• [Your task]:
Extract the lines that carry the string "React" from the listing.

___ Supplied information

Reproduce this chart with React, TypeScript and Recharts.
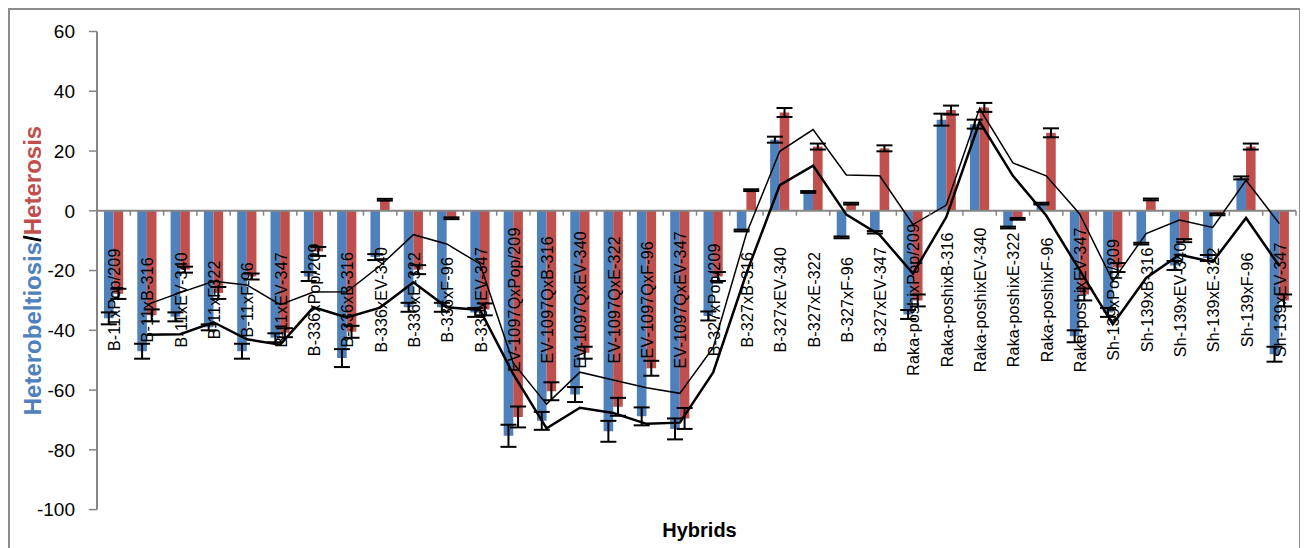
import React from "react";
import {
  ComposedChart,
  Bar,
  Line,
  XAxis,
  YAxis,
  ErrorBar,
  ReferenceLine,
} from "recharts";

const categories = [
  "B-11xPop/209", "B-11xB-316", "B-11xEV-340", "B-11xF322", "B-11xF-96", "B-11xEV-347",
  "B-336xPop/209", "B-336xB-316", "B-336xEV-340", "B-336xE-322", "B-336xF-96", "B-336xEV-347",
  "EV-1097QxPop/209", "EV-1097QxB-316", "EV-1097QxEV-340", "EV-1097QxE-322", "EV-1097QxF-96", "EV-1097QxEV-347",
  "B-327xPop/209", "B-327xB-316", "B-327xEV-340", "B-327xE-322", "B-327xF-96", "B-327xEV-347",
  "Raka-poshixPop/209", "Raka-poshixB-316", "Raka-poshixEV-340", "Raka-poshixE-322", "Raka-poshixF-96", "Raka-poshixEV-347",
  "Sh-139xPop/209", "Sh-139xB-316", "Sh-139xEV-340", "Sh-139xE-322", "Sh-139xF-96", "Sh-139xEV-347",
];

// blue bars
const heterobeltiosis = [
  -36, -47, -35.5, -39, -47, -42.5,
  -22, -49.3, -15.5, -32.3, -32.3, -34,
  -75.3, -70.3, -61.5, -73.8, -68.8, -73,
  -35.2, -6.6, 23.8, 6.3, -8.9, -7.2,
  -34.7, 30.5, 29, -5.6, 2.4, -42,
  -34, -11, -18.3, -15.8, 11, -48,
];
const heterobeltiosisErr = [
  2, 2.5, 1.5, 1, 2.5, 1.5,
  1.5, 3, 1, 1.5, 1.5, 1.5,
  3.7, 3, 2.5, 3.5, 3, 3.5,
  1.5, 0.3, 1, 0.3, 0.3, 0.4,
  1.5, 2, 1.5, 0.3, 0.3, 2,
  1.5, 0.3, 1.5, 1, 0.5, 2.5,
];

// red bars
const heterosis = [
  -27.8, -35, -19.7, -27.5, -22, -40.8,
  -13.6, -40.5, 3.7, -19.7, -2.5, -33,
  -69, -60.4, -47.5, -65.6, -52.7, -69.5,
  -22, 6.9, 32.9, 21.5, 2.4, 20.9,
  -30, 33.7, 34.6, -2.7, 26.1, -28,
  -19, 3.8, -10, -1.2, 21.5, -30,
];
const heterosisErr = [
  1.7, 2, 1, 2, 1, 1.5,
  1.5, 2, 0.3, 1.5, 0.3, 2,
  3.5, 3, 2, 3, 2.5, 3.5,
  1.5, 0.3, 1.5, 1, 0.3, 1,
  2, 1.5, 1.5, 0.3, 1.5, 2,
  1.5, 0.3, 0.5, 0.3, 1, 2,
];

// trend lines (2 period moving average as drawn in the picture)
const heterobeltiosisTrend = [
  null, -41.5, -41.3, -37.3, -43, -44.8,
  -32.3, -35.7, -32.4, -23.9, -32.3, -33.2,
  -54.7, -72.8, -65.9, -67.7, -71.3, -70.9,
  -54.1, -20.9, 8.6, 15.1, -1.3, -8.1,
  -21, -2.1, 29.8, 11.7, -1.6, -19.8,
  -38, -22.5, -14.7, -17.1, -2.4, -18.5,
];
const heterosisTrend = [
  null, -31.4, -27.4, -23.6, -24.8, -31.4,
  -27.2, -27.1, -18.4, -8, -11.1, -17.8,
  -51, -64.7, -54, -56.6, -59.2, -61.1,
  -45.8, -7.6, 19.9, 27.2, 12, 11.7,
  -4.6, 1.9, 34.2, 16, 11.7, -1,
  -23.5, -7.6, -3.1, -5.6, 10.2, -4.3,
];

const yTicks = [-100, -80, -60, -40, -20, 0, 20, 40, 60];

const data = categories.map((name, i) => ({
  name,
  hb: heterobeltiosis[i],
  hbErr: heterobeltiosisErr[i],
  ht: heterosis[i],
  htErr: heterosisErr[i],
  hbTrend: heterobeltiosisTrend[i],
  htTrend: heterosisTrend[i],
}));

const BLUE = "#4F81BD";
const RED = "#C0504D";
const AXIS = "#868686";
const FONT = "'Liberation Sans', Arial, sans-serif";

const W = 1292;
const H = 540;
const margin = { top: 23.5, right: 4, bottom: 8.4, left: 0 };
const Y_AXIS_W = 89;
const X_AXIS_H = 30;
const plotLeft = margin.left + Y_AXIS_W;
const plotRight = W - margin.right;
const plotTop = margin.top;
const plotBottom = H - margin.bottom - X_AXIS_H;
const yMax = 60;
const yMin = -100;
const zeroY = plotTop + ((plotBottom - plotTop) * yMax) / (yMax - yMin);
const band = (plotRight - plotLeft) / categories.length;

function CategoryTick(props: any) {
  const { x, payload } = props;
  const ly = zeroY + 89;
  const tx = x + 1;
  return (
    <g>
      <line x1={x + band / 2} x2={x + band / 2} y1={zeroY} y2={zeroY + 5} stroke={AXIS} strokeWidth={1.5} />
      <text
        x={tx}
        y={ly}
        transform={`rotate(-90 ${tx} ${ly})`}
        textAnchor="middle"
        dominantBaseline="central"
        fontSize={16}
        fontFamily={FONT}
        fill="#000"
        letterSpacing={0.2}
      >
        {payload.value}
      </text>
    </g>
  );
}

function YLabel() {
  const cx = 24;
  const cy = (plotTop + plotBottom) / 2;
  return (
    <text
      x={cx}
      y={cy}
      transform={`rotate(-90 ${cx} ${cy})`}
      textAnchor="middle"
      dominantBaseline="central"
      fontSize={24}
      fontWeight="bold"
      fontFamily={FONT}
    >
      <tspan fill={BLUE}>Heterobeltiosis</tspan>
      <tspan fill="#000">/</tspan>
      <tspan fill={RED}>Heterosis</tspan>
    </text>
  );
}

function XLabel() {
  return (
    <text
      x={(plotLeft + plotRight) / 2 + 3}
      y={528.5}
      textAnchor="middle"
      fontSize={20}
      fontWeight="bold"
      fontFamily={FONT}
      fill="#000"
    >
      Hybrids
    </text>
  );
}

export default function App() {
  return (
    <div style={{ position: "relative", width: W, height: H }}>
      <ComposedChart width={W} height={H} data={data} margin={margin} barGap={0}>
        <XAxis
          dataKey="name"
          height={X_AXIS_H}
          axisLine={false}
          tickLine={false}
          interval={0}
          tick={<CategoryTick />}
          label={<XLabel />}
        />
        <YAxis
          width={Y_AXIS_W}
          domain={[yMin, yMax]}
          ticks={yTicks}
          interval={0}
          axisLine={{ stroke: AXIS, strokeWidth: 2 }}
          tickLine={{ stroke: AXIS, strokeWidth: 1.5 }}
          tickSize={8}
          tickMargin={14}
          tick={{ fontSize: 19, fill: "#000", fontFamily: FONT }}
          label={<YLabel />}
        />
        <Bar dataKey="hb" fill={BLUE} barSize={9.6} isAnimationActive={false}>
          <ErrorBar dataKey="hbErr" direction="y" width={8} stroke="#000" strokeWidth={2} />
        </Bar>
        <Bar dataKey="ht" fill={RED} barSize={9.6} isAnimationActive={false}>
          <ErrorBar dataKey="htErr" direction="y" width={8} stroke="#000" strokeWidth={2} />
        </Bar>
        <ReferenceLine y={0} stroke={AXIS} strokeWidth={2} />
        <Line
          type="linear"
          dataKey="hbTrend"
          stroke="#000"
          strokeWidth={2.5}
          dot={false}
          isAnimationActive={false}
        />
        <Line
          type="linear"
          dataKey="htTrend"
          stroke="#000"
          strokeWidth={1.5}
          dot={false}
          isAnimationActive={false}
        />
      </ComposedChart>
      <div
        style={{
          position: "absolute",
          left: 0,
          top: 0,
          width: W + 1,
          height: H,
          boxSizing: "border-box",
          borderTop: "2px solid #8c8c8c",
          borderLeft: "2px solid #8c8c8c",
          borderRight: "2px solid #8c8c8c",
          pointerEvents: "none",
        }}
      />
    </div>
  );
}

______

• [Right answer]:
Reproduce this chart with React, TypeScript and Recharts.
import React from "react";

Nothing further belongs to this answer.